The village I pastored in had countless older people with stories of the times in the depression where jobs, food, money were all scarce. As a child, I grew up in a family where food and shelter were a given, but other than necessary things were scarce.
Katherine Davis was born in 1892 in the mid-west. A teen during the Great War, she grew into adulthood with a love of carols, folk music, and choral works from Europe and America. She ran across an old Czech tune during the Great Depression.  It was based on the idea of a boy who went to visit the baby Jesus with a drum to play.  
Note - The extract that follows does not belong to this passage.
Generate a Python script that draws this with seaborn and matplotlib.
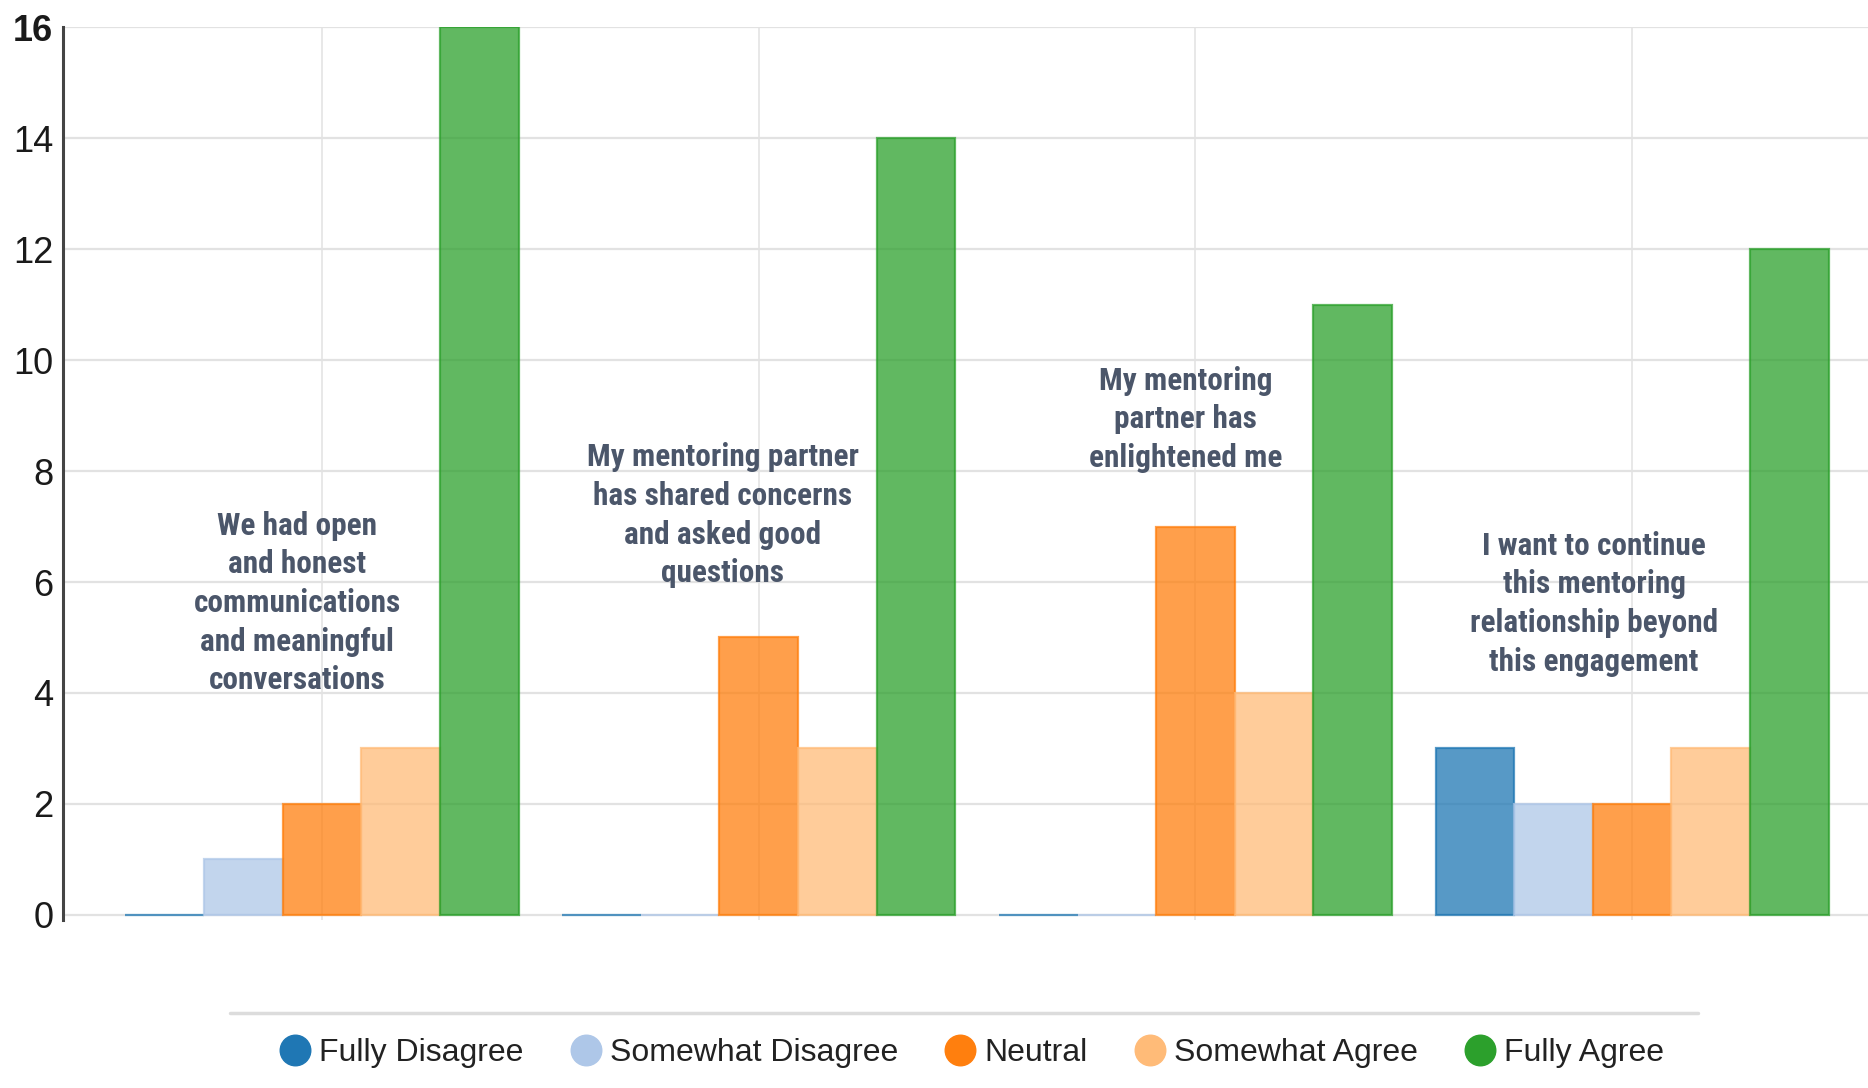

One day Davis was walking down the streets in her mid-western town.  She saw all the decorations for Christmas and she saw children with their faces staring into store windows, looking at toys and things she knew their parents would not be able to give them. 
It was 1940 and Europe had already started the Second World War and America lived in constant tension that this was next for their families.
She saw it all and in her mind, she went back to the first Christmas and remembered the Czech tune from years before.  She sat down and wrote the song, “The Carol of the Drum”. A poor boy summoned by the Magi had nothing to give to Jesus, the baby; so he took his drum and played it just for him...with all his might, and did his best, but wondering if it was enough, she added in the tune, “he smiled at me”. It was a song that spoke of peace when the world was soon to be at war.  It didn't make it to recording because shortly after the war broke out.
WWII saw other Christmas songs like “White Christmas” and “I’ll be home for Christmas” surge in popularity because they spoke of families separated and the longing for soldiers to come home while Davis’ song sat silent. 
It was over 10 years before it was first recorded.  In 1951, the Trapp Family Singers recorded the song for the first time. But again, it remained largely unknown.  It would be another composer, Harry Simeone, in 1958, who was asked by his record company to create a Christmas album.  He searched for both familiar and unfamiliar tunes.  He came across the song Katherine Davis had written almost 20 years before.  He reworked some of the words and tune and recorded it as “The Little Drummer Boy” for his Christmas album. It caught on, became an instant hit, and by 1962 "the Little Drummer Boy" was recorded over 100 times.  By the end of the decade it was the third most selling record behind "White Christmas" and "Rudolph the Red Nose Reindeer"!
Why did it become so popular then?  Remember that although WWII was over, we had entered another war in Korea, and then were faced with nations squaring off over Atomic bombs.  Still the story is simple:  
A little boy, poor, without any material gifts to give, asks if he can play his drum for him. It's a gift he wants to give to Jesus - a drum to worship the new-born King...and he plays his best, and Jesus smiled at him..That is a great Christmas story.
Come they told me, pa rum pum pum pum
A new born King to see, pa rum pum pum pum
Our finest gifts we bring, pa rum pum pum pum
To lay before the King, pa rum pum pum pum,
rum pum pum pum, rum pum pum pum,
So to honor Him, pa rum pum pum pum,
When we come.
Little Baby, pa rum pum pum pum
I am a poor boy too, pa rum pum pum pum
I have no gift to bring, pa rum pum pum pum
That's fit to give the King, pa rum pum pum pum,
rum pum pum pum, rum pum pum pum,
Shall I play for you, pa rum pum pum pum,
On my drum?
Mary nodded, pa rum pum pum pum
The ox and lamb kept time, pa rum pum pum pum
I played my drum for Him, pa rum pum pum pum
I played my best for Him, pa rum pum pum pum,
rum pum pum pum, rum pum pum pum,
Then He smiled at me, pa rum pum pum pum
Me and my drum.
There are many versions of this song on the web, but the most recent one done by King and Country took everyone by storm.